At 56, Gaines stood in contrast to the 42-year-old Greear for several reasons. In terms of age alone, Gaines may have been characterized as a spokesman for the younger Baby Boomers, while Greear clearly had the ear of his generation, X. As successor to Adrian Rogers, Gaines led Memphis-area megachurch Bellevue to increase Cooperative Program giving and was known for his traditional views on evangelism and salvation. In a three-man race, with New Orleans pastor David Crosby covering much of the same ground as Gaines, North Carolina’s Greear performed well, but not well enough to avoid a run-off. Greear surely earned the respect of many of the older crowd when he deferred to Gaines. The emotional moments on the convention platform in St. Louis were marked by tears and hugs.
“The Convention essentially said ‘see you in two years,’” one observer summarized, and so we are. Greear announced his intent to run a second time on January 30, now that Gaines is finishing his term in office. Two days later, Hemphill announced.
At 69, Hemphill is of Gaines’ generation, albeit a decade older. As a leader in the area of church growth at the Home Mission Board (precursor to the North American Mission Board), President of Southwestern Seminary, pastor, and evangelist, Hemphill swims in the same stream theologically as Gaines. And Hemphill has been a strong supporter of the Cooperative Program. The church where he is currently a member give 10% of its undesignated receipts to missions through CP, in contrast to the 4% given by Greear’s church, The Summit. (The church gives substantially more than 4% to a number of mission causes under the banner “Great Commission giving,” press releases and news reports point out.)

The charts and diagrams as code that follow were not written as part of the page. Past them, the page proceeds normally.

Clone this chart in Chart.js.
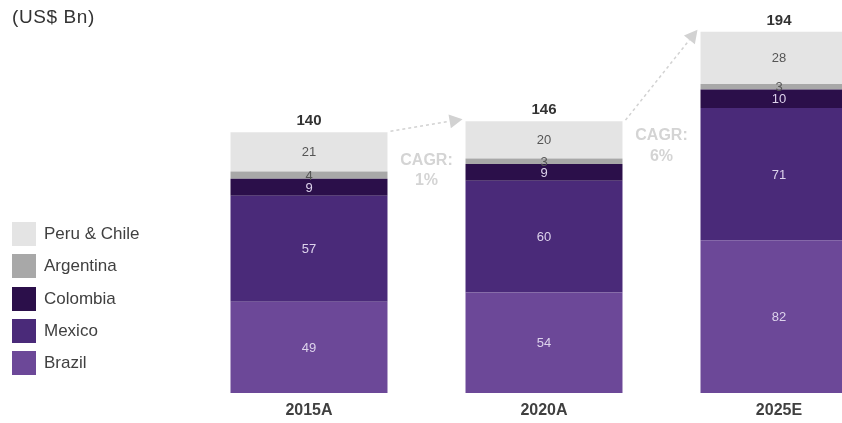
<!DOCTYPE html>
<html>
<head>
<meta charset="utf-8">
<script src="https://cdn.jsdelivr.net/npm/chart.js@4.4.1/dist/chart.umd.min.js"></script>
<style>
  html,body{margin:0;padding:0;background:#fff;overflow:hidden;width:842px;height:423px;}
  #wrap{position:relative;width:842px;height:423px;overflow:hidden;font-family:"Liberation Sans",Arial,sans-serif;}
  #chart{position:absolute;left:0;top:0;}
  .unit{position:absolute;left:12px;top:6px;font-size:19px;letter-spacing:0.6px;color:#333;}
  #legend{position:absolute;left:12px;top:222px;}
  .lg{display:flex;align-items:center;height:24px;margin-bottom:8.25px;font-size:17px;color:#404040;}
  .lg span{display:inline-block;width:24px;height:24px;margin-right:8px;}
</style>
</head>
<body>
<div id="wrap">
  <canvas id="chart" width="900" height="432"></canvas>
  <div class="unit">(US$ Bn)</div>
  <div id="legend"></div>
</div>
<script>
const years = ['2015A','2020A','2025E'];
const brazil = [49,54,82];
const mexico = [57,60,71];
const colombia = [9,9,10];
const argentina = [4,3,3];
const peruChile = [21,20,28];
const cagr = ['1%','6%'];

const series = [
  {label:'Brazil',data:brazil,color:'#6C4898',text:'#ddd3ec'},
  {label:'Mexico',data:mexico,color:'#4A2A79',text:'#ddd3ec'},
  {label:'Colombia',data:colombia,color:'#2B0F4A',text:'#ddd3ec'},
  {label:'Argentina',data:argentina,color:'#A8A8A8',text:'#555'},
  {label:'Peru & Chile',data:peruChile,color:'#E4E4E4',text:'#555'},
];

// legend, top to bottom = reverse stack order
document.getElementById('legend').innerHTML = series.slice().reverse()
  .map(s=>`<div class="lg"><span style="background:${s.color}"></span>${s.label}</div>`).join('');

const FONT = '"Liberation Sans", Arial, sans-serif';

const labelPlugin = {
  id:'labels',
  afterDatasetsDraw(chart){
    const ctx = chart.ctx, y = chart.scales.y;
    ctx.save();
    ctx.textAlign = 'center'; ctx.textBaseline = 'middle';
    ctx.font = '13px ' + FONT;
    chart.data.datasets.forEach((ds,i)=>{
      chart.getDatasetMeta(i).data.forEach((bar,j)=>{
        const p = bar.getCenterPoint();
        ctx.fillStyle = series[i].text;
        ctx.fillText(ds.data[j], p.x, p.y + 1);
      });
    });
    // totals
    const tops = chart.getDatasetMeta(chart.data.datasets.length-1).data;
    ctx.font = 'bold 15px ' + FONT;
    ctx.fillStyle = '#333';
    tops.forEach((bar,j)=>{
      const total = series.reduce((s,d)=>s+d.data[j],0);
      ctx.fillText(total, bar.x, bar.y - 11);
    });
    // CAGR arrows + text
    const txtPos = [[125,114],[138,127]];
    for(let i=0;i<tops.length-1;i++){
      const a = tops[i], b = tops[i+1];
      const x0 = a.x + a.width/2 + 3, y0 = a.y - 1;
      const x1 = b.x - b.width/2 - 3, y1 = b.y - 2;
      const ang = Math.atan2(y1-y0, x1-x0), hl = 13, hw = 7;
      const bx = x1 - hl*Math.cos(ang), by = y1 - hl*Math.sin(ang);
      ctx.strokeStyle = '#d2d2d2'; ctx.lineWidth = 1.5; ctx.setLineDash([3,3]);
      ctx.beginPath(); ctx.moveTo(x0,y0); ctx.lineTo(bx,by); ctx.stroke();
      ctx.setLineDash([]);
      ctx.fillStyle = '#d2d2d2';
      ctx.beginPath();
      ctx.moveTo(x1,y1);
      ctx.lineTo(bx + hw*Math.sin(ang), by - hw*Math.cos(ang));
      ctx.lineTo(bx - hw*Math.sin(ang), by + hw*Math.cos(ang));
      ctx.closePath(); ctx.fill();
      const cx = (a.x + a.width/2 + b.x - b.width/2)/2;
      ctx.font = 'bold 16px ' + FONT;
      ctx.fillStyle = '#d4d4d4';
      ctx.fillText('CAGR:', cx, y.getPixelForValue(txtPos[i][0]));
      ctx.fillText(cagr[i], cx, y.getPixelForValue(txtPos[i][1]));
    }
    ctx.restore();
  }
};

new Chart(document.getElementById('chart'),{
  type:'bar',
  data:{labels:years,datasets:series.map(s=>({label:s.label,data:s.data,backgroundColor:s.color,borderWidth:0,barPercentage:0.668,categoryPercentage:1}))},
  options:{
    responsive:false,animation:false,
    layout:{padding:{left:191.5,right:3.5,top:20.6,bottom:3.8}},
    plugins:{legend:{display:false},tooltip:{enabled:false}},
    scales:{
      x:{stacked:true,grid:{display:false,drawTicks:false},border:{display:false},
         ticks:{padding:8,color:'#404040',font:{family:FONT,size:16,weight:'bold'}}},
      y:{stacked:true,display:false,min:0,max:200}
    }
  },
  plugins:[labelPlugin]
});
</script>
</body>
</html>
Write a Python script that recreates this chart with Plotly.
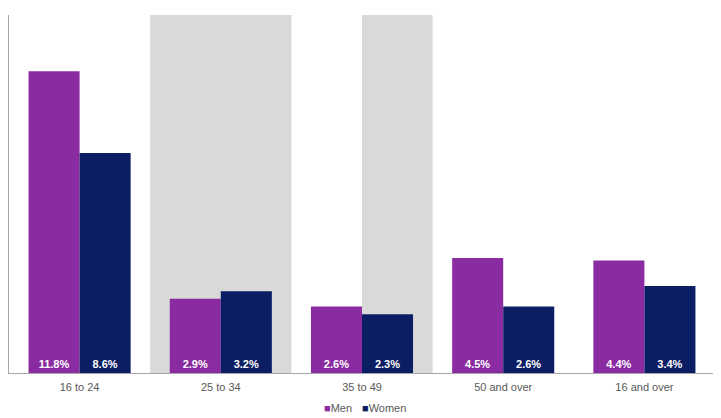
import plotly.graph_objects as go

categories = ["16 to 24", "25 to 34", "35 to 49", "50 and over", "16 and over"]
men = [11.8, 2.9, 2.6, 4.5, 4.4]
women = [8.6, 3.2, 2.3, 2.6, 3.4]

# highlighted spans (in category units) drawn as grey bands behind the bars
shade_spans = [(0.5, 1.5), (2.0, 2.5)]

MEN_COLOR = "#8a2ba2"
WOMEN_COLOR = "#0b1e63"
FONT = "Liberation Sans, Arial, sans-serif"

fig = go.Figure()
for name, values, color in [("Men", men, MEN_COLOR), ("Women", women, WOMEN_COLOR)]:
    fig.add_trace(
        go.Bar(
            x=categories,
            y=values,
            name=name,
            marker=dict(color=color, line=dict(width=0)),
            text=[f"{v:.1f}%" for v in values],
            textposition="inside",
            insidetextanchor="start",
            textangle=0,
            textfont=dict(color="white", size=11, family=FONT),
            texttemplate="<b>%{text}</b>",
            hoverinfo="skip",
            showlegend=False,
        )
    )

for x0, x1 in shade_spans:
    fig.add_shape(
        type="rect", xref="x", yref="y", x0=x0, x1=x1, y0=0, y1=14,
        fillcolor="#d9d9d9", line=dict(width=0), layer="below",
    )

# compact legend like the original: small coloured squares before each name
for name, color, xpos in [("Men", MEN_COLOR, 0.443), ("Women", WOMEN_COLOR, 0.497)]:
    fig.add_annotation(
        text=f'<span style="color:{color}">■</span>{name}',
        xref="paper", yref="paper",
        x=xpos, xanchor="left", y=-0.098, yanchor="middle",
        showarrow=False, font=dict(size=11, color="#595959", family=FONT),
    )

# the page body adds 8px around the figure, so the figure is 8px smaller
fig.update_layout(
    width=713,
    height=410,
    margin=dict(l=1, r=6, t=7, b=45),
    plot_bgcolor="white",
    paper_bgcolor="white",
    barmode="group",
    bargap=0.277,
    bargroupgap=0,
    font=dict(family=FONT, size=11, color="#595959"),
    uniformtext=dict(minsize=8, mode="show"),
)
fig.update_xaxes(
    showline=True, linecolor="#a6a6a6", linewidth=1,
    ticks="", ticklabelstandoff=4, showgrid=False,
    tickfont=dict(size=11, color="#595959"),
)
fig.update_yaxes(
    range=[0, 14], showline=True, linecolor="#a6a6a6", linewidth=1,
    showticklabels=False, ticks="", showgrid=False, zeroline=False,
)

fig.write_html("out.html")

So, what we have now appears to be a rematch, in terms of generation, theology, and mission giving through CP. And we have returned to the fork-in-the-road that, for a while, characterized the 2016 election. Now the question is, will the 2018 election serve as a decisive moment in the theological direction of the SBC and the age of its leaders? Or will a spoiler declare his candidacy, and make this race, and its outcomes, all the more interesting?